#### Material

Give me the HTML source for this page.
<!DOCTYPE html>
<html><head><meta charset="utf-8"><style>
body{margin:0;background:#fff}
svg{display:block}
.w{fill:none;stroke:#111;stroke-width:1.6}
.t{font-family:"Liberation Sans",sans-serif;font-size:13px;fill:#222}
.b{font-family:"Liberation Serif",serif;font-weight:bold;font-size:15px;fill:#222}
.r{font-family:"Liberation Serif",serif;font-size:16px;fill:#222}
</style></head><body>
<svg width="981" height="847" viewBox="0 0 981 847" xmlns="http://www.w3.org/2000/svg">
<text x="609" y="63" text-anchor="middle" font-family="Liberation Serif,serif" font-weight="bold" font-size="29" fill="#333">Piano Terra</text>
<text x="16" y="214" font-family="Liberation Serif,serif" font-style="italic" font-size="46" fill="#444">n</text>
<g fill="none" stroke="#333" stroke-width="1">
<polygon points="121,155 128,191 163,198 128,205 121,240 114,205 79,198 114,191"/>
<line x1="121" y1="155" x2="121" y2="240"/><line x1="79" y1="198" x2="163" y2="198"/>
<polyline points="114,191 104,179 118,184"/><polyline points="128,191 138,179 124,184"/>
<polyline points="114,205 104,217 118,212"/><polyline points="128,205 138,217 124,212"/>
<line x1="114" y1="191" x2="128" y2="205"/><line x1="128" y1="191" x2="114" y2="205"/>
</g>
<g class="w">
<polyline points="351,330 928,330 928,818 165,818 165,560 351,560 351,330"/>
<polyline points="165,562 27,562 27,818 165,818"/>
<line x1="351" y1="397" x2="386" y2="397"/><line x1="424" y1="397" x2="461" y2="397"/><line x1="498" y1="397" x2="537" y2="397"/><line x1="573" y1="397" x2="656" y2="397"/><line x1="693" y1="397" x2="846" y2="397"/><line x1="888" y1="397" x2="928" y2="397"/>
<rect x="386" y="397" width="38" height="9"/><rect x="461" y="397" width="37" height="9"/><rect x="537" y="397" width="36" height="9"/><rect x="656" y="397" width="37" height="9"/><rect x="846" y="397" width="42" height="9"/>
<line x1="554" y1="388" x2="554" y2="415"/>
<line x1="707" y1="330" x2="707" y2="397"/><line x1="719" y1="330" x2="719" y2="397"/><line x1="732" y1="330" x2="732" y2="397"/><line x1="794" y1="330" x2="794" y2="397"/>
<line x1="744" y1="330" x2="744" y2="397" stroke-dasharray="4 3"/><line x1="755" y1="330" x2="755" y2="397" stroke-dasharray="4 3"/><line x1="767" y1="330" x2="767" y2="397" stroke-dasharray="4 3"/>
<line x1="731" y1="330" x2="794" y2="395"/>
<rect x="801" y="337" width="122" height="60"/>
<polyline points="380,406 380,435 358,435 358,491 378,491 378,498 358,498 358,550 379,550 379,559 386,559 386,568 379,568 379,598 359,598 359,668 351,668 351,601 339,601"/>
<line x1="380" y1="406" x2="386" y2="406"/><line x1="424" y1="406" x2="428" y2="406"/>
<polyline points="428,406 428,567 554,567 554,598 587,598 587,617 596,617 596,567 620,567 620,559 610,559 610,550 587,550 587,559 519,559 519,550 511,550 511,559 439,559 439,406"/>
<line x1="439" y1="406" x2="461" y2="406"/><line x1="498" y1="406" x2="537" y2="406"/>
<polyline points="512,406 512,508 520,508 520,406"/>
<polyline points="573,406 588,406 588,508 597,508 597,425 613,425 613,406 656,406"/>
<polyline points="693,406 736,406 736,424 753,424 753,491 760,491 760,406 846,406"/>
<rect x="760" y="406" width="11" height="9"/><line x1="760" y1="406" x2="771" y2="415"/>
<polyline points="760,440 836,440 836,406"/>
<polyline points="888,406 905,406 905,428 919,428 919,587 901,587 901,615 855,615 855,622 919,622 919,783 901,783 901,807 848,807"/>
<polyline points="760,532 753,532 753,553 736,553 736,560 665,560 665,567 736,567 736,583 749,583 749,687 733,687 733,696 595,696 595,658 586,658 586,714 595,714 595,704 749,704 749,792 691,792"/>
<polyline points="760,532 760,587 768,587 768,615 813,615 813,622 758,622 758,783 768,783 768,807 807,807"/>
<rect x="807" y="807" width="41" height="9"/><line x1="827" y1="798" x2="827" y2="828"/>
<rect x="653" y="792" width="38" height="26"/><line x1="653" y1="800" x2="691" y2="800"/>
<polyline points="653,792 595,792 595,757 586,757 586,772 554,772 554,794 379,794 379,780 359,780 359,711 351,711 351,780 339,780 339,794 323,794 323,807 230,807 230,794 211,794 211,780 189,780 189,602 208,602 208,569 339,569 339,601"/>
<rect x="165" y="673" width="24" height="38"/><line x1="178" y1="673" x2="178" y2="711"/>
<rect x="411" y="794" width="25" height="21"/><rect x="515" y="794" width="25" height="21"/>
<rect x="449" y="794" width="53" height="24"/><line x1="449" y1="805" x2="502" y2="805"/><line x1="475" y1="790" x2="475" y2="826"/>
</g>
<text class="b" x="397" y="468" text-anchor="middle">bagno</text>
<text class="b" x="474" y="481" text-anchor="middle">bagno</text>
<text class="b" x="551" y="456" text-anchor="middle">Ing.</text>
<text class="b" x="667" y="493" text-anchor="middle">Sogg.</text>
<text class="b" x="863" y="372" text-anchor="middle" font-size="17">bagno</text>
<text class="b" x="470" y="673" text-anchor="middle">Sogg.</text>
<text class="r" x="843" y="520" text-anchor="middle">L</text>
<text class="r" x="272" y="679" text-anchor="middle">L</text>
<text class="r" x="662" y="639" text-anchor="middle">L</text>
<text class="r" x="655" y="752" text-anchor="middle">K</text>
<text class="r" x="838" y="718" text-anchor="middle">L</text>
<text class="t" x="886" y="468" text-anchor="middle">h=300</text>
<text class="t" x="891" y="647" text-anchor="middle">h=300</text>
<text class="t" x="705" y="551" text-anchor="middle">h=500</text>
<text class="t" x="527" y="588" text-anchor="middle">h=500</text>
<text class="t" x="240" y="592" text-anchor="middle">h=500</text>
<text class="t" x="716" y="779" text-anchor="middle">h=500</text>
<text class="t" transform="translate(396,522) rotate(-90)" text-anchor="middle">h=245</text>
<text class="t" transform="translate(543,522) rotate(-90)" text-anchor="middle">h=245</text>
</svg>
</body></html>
...
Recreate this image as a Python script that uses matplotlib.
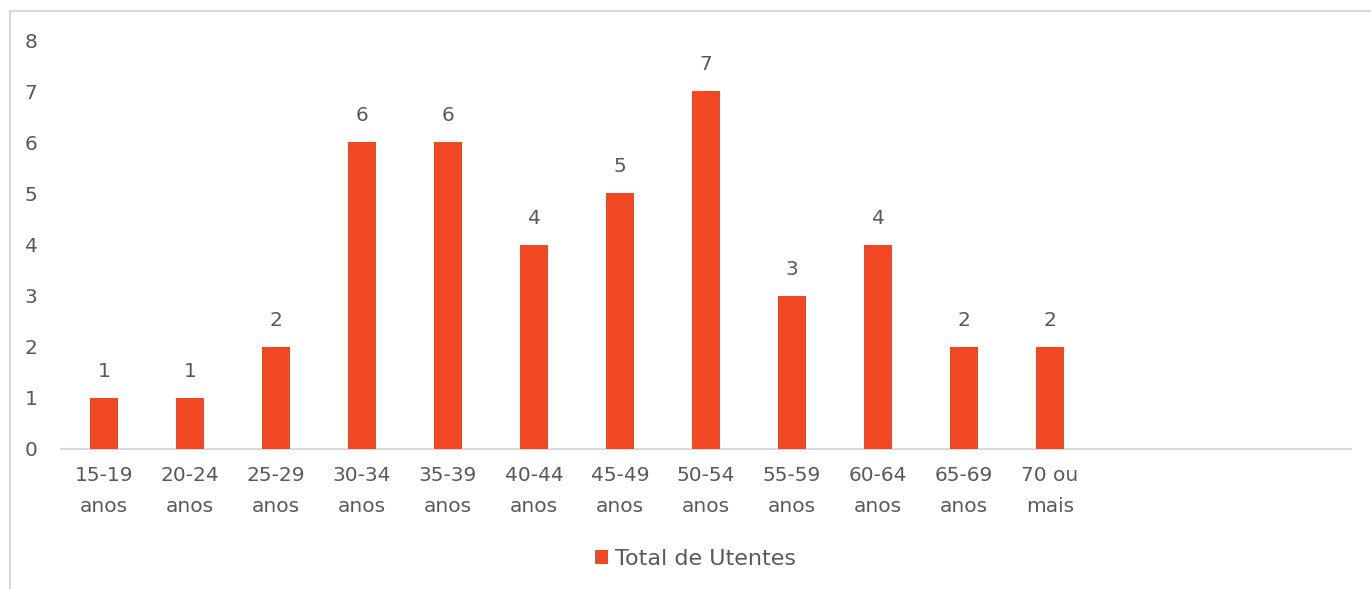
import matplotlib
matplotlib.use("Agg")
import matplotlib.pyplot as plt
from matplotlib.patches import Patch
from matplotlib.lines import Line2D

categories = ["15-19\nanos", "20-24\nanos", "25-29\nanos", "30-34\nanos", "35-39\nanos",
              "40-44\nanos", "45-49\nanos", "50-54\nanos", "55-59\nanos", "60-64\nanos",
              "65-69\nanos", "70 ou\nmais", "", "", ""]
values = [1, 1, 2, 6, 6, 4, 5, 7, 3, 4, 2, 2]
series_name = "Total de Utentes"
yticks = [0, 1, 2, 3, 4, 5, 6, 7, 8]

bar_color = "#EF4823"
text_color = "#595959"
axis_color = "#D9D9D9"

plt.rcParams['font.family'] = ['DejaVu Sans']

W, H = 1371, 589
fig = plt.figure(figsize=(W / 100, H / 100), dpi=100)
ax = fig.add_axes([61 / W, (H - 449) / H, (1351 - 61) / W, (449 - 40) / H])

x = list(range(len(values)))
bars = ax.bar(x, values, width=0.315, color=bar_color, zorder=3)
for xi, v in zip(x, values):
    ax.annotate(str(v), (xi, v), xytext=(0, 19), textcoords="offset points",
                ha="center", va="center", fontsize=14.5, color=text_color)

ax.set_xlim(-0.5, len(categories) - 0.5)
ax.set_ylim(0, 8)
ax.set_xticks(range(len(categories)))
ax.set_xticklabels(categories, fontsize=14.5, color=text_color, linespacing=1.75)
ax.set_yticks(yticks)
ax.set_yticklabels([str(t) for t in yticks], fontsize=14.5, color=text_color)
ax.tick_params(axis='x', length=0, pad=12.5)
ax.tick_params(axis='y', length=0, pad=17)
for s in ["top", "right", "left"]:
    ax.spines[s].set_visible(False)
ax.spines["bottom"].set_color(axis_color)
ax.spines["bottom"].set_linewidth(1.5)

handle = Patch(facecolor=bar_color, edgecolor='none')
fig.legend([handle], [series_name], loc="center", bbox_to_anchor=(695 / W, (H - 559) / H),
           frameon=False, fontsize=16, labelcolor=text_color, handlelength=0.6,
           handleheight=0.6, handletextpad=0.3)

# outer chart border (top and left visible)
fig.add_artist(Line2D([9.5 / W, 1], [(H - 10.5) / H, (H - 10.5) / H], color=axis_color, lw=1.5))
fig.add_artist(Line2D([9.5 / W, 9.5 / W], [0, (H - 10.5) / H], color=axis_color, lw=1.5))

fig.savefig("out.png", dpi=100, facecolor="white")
* * *
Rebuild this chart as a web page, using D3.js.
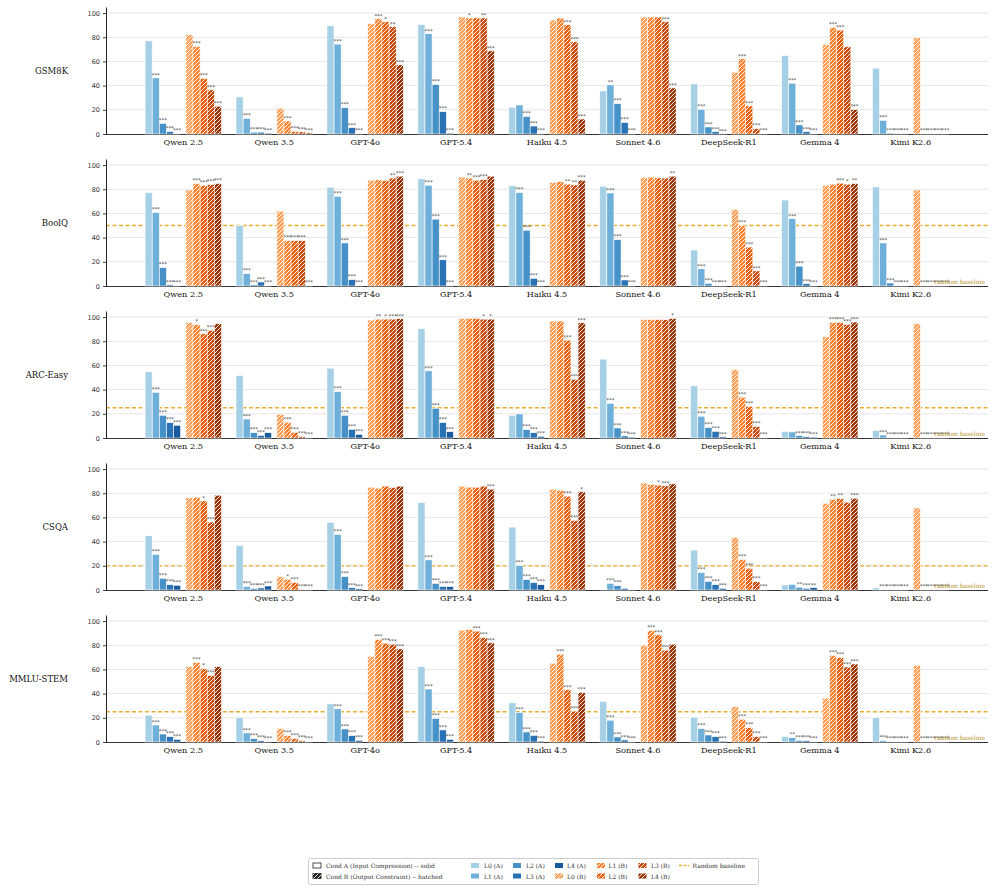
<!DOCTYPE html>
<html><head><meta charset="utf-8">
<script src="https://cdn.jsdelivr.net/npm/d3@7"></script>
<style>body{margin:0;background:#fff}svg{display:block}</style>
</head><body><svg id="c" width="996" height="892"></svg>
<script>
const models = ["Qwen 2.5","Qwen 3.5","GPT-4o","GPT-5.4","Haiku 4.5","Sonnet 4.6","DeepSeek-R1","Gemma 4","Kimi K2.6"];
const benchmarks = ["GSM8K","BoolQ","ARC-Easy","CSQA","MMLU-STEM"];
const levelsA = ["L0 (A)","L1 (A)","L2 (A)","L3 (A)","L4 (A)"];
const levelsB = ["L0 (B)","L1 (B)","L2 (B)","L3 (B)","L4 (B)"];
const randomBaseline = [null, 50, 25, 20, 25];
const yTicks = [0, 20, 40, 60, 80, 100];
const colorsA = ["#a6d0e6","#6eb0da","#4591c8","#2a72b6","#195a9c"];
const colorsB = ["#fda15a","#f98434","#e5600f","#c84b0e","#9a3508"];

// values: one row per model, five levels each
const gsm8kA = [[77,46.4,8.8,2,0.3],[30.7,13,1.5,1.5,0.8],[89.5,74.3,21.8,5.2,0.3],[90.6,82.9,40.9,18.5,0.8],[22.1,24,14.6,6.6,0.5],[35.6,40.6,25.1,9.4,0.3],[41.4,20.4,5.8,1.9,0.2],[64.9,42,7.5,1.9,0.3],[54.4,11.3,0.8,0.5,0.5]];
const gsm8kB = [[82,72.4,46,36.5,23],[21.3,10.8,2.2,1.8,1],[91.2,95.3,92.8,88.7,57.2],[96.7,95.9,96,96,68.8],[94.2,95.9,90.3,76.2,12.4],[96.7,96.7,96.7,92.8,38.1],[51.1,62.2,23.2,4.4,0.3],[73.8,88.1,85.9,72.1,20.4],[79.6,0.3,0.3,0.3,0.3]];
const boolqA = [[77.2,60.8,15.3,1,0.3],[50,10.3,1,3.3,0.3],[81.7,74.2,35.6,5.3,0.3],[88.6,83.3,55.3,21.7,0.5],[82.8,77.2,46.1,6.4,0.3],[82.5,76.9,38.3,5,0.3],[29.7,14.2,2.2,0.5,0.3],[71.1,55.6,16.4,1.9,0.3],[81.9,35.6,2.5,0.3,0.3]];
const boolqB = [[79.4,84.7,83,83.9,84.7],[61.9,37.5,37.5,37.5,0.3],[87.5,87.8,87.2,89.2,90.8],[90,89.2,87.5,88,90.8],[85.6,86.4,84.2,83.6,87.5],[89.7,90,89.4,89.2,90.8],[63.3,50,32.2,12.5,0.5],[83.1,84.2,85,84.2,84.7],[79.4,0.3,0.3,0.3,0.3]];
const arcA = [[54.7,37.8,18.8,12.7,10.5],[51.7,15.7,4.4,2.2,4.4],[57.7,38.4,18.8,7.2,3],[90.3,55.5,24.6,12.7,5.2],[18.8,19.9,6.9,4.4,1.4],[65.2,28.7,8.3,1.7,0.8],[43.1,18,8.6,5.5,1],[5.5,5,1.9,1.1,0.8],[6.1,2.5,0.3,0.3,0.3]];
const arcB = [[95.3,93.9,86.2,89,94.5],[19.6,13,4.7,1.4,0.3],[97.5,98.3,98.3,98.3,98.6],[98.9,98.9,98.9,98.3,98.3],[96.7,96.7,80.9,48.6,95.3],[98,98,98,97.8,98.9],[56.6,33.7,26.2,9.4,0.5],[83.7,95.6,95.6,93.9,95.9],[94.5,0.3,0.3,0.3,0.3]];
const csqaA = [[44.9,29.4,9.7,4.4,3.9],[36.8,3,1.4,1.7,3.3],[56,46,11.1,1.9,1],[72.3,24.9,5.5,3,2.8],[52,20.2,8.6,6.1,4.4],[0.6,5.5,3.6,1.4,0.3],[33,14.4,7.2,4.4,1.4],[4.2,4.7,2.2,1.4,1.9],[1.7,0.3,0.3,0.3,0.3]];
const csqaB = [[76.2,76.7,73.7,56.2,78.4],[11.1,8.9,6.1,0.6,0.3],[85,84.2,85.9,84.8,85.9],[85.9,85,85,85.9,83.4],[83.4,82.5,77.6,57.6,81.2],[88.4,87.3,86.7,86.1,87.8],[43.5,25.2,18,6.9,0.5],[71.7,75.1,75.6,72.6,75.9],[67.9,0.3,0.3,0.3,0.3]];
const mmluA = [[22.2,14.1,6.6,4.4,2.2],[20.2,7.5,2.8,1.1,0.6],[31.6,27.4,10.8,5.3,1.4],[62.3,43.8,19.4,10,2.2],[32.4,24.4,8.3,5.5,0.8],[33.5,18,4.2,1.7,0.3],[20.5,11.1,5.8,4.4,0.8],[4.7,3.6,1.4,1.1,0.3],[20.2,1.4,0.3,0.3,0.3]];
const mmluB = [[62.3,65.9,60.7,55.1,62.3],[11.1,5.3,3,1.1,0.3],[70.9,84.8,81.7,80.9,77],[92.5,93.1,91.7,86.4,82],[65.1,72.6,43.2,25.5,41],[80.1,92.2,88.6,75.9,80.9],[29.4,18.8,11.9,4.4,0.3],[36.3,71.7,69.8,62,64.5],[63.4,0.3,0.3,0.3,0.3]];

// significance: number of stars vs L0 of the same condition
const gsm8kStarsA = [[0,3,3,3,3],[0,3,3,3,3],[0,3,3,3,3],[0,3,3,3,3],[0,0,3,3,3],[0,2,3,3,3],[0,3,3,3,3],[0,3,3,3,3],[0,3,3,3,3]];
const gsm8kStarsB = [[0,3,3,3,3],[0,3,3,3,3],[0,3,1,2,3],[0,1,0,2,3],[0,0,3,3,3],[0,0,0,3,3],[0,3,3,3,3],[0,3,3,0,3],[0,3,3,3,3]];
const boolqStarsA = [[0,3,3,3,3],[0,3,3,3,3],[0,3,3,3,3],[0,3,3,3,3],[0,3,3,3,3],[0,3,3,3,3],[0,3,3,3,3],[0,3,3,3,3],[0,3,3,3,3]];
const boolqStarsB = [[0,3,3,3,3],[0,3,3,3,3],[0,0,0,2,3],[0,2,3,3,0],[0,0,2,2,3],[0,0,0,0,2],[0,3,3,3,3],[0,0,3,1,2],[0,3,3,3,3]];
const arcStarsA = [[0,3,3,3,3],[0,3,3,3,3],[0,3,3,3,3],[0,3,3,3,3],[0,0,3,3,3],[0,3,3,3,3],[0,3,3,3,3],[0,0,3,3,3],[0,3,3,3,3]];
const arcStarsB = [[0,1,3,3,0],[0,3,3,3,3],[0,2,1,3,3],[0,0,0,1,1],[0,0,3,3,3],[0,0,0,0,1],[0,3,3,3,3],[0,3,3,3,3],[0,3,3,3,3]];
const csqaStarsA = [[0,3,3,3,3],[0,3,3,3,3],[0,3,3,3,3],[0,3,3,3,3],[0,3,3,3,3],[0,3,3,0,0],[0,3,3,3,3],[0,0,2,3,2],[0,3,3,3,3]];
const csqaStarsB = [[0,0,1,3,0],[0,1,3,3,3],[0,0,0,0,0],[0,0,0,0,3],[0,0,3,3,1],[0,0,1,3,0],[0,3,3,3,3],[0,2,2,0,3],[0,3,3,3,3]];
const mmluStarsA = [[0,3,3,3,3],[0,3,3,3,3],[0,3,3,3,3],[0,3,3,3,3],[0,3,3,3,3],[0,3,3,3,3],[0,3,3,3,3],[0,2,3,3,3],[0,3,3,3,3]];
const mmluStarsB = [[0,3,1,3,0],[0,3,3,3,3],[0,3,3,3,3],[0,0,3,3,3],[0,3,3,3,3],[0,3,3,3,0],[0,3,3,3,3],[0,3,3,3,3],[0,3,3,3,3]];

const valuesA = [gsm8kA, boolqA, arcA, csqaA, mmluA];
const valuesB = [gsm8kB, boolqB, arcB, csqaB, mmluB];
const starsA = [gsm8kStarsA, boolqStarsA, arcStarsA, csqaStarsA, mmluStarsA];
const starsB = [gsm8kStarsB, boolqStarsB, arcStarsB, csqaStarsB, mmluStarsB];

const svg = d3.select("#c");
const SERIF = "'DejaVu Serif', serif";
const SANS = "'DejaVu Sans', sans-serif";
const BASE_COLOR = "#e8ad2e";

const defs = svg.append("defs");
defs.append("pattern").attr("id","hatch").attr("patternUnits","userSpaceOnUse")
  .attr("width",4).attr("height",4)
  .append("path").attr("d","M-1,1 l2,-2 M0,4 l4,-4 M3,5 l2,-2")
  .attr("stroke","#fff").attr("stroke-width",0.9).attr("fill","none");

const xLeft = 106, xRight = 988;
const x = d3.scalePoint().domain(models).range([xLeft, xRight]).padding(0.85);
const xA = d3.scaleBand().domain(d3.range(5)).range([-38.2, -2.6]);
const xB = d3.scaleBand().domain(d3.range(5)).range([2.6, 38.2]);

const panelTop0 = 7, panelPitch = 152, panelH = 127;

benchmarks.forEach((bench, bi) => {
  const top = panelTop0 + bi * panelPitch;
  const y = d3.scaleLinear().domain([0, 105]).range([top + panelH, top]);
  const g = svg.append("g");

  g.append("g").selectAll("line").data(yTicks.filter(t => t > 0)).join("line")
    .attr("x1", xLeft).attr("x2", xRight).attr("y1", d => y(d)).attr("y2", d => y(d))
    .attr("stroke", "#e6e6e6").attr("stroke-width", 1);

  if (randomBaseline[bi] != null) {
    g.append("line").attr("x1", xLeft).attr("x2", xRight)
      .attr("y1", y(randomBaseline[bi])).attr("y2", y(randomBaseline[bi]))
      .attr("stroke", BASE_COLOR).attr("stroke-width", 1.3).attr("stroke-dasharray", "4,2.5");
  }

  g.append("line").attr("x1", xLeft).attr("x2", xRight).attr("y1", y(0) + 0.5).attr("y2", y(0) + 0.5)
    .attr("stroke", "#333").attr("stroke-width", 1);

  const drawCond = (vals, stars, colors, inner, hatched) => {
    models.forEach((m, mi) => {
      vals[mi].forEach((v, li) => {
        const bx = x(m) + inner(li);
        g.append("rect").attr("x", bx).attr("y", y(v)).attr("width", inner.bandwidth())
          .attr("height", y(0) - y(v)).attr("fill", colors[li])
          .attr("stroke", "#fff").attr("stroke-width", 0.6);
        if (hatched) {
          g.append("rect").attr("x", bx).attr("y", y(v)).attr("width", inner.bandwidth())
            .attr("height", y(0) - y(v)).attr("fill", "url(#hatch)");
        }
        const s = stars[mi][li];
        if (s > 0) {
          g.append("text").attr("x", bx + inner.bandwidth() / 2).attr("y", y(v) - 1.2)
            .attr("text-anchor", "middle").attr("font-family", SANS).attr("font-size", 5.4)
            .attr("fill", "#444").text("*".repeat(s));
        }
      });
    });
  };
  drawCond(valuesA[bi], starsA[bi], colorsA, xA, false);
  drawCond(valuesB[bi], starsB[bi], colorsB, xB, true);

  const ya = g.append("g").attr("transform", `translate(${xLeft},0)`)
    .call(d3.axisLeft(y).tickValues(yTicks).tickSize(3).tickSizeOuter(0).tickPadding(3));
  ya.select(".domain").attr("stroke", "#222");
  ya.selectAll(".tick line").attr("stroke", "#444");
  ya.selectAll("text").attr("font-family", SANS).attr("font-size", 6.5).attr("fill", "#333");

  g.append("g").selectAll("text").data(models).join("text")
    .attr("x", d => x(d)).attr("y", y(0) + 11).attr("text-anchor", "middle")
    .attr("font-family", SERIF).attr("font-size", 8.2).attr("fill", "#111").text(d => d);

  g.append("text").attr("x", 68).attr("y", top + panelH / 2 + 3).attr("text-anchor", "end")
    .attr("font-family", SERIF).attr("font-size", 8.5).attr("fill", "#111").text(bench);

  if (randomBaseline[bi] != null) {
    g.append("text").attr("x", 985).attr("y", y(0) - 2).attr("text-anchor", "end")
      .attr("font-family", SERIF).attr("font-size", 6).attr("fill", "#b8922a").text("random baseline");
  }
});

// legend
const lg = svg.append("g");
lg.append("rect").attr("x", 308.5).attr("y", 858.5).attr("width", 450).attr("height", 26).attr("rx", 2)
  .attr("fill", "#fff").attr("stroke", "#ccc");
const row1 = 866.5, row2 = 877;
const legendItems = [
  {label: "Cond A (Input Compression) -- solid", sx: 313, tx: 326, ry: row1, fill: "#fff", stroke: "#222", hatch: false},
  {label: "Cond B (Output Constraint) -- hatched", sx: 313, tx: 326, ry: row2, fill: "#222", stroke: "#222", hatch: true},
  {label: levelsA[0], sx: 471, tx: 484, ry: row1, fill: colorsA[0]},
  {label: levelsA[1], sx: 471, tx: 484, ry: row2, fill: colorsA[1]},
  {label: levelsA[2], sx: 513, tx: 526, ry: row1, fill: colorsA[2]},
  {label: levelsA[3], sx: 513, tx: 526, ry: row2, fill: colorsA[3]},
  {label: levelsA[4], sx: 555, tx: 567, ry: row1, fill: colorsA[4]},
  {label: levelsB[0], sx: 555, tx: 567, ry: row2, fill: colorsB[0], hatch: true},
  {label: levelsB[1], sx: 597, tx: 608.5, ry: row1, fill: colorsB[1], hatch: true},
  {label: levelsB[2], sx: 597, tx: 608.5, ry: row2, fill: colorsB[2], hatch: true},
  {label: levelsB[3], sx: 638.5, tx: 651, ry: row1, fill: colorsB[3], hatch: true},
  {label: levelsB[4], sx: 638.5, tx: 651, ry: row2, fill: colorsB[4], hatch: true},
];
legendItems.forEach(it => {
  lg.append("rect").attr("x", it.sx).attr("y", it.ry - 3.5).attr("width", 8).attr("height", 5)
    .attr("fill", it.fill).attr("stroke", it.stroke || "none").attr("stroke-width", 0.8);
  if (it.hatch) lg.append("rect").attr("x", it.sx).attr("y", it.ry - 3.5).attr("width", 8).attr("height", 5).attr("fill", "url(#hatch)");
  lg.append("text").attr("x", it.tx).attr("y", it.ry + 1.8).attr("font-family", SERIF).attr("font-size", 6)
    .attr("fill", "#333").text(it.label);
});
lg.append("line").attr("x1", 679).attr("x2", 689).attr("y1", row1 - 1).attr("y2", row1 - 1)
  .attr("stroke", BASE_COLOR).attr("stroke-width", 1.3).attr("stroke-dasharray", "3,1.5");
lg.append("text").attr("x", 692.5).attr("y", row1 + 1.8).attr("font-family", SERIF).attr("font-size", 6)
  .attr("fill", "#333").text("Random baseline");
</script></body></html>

#### Aim of the task
Check the data for the word "matplotlib" and pull out the lines that have it.

#### Written response
Recreate this image as a Python script that uses matplotlib.
import matplotlib
matplotlib.use("Agg")
import matplotlib.pyplot as plt
from matplotlib.patches import Patch
from matplotlib.lines import Line2D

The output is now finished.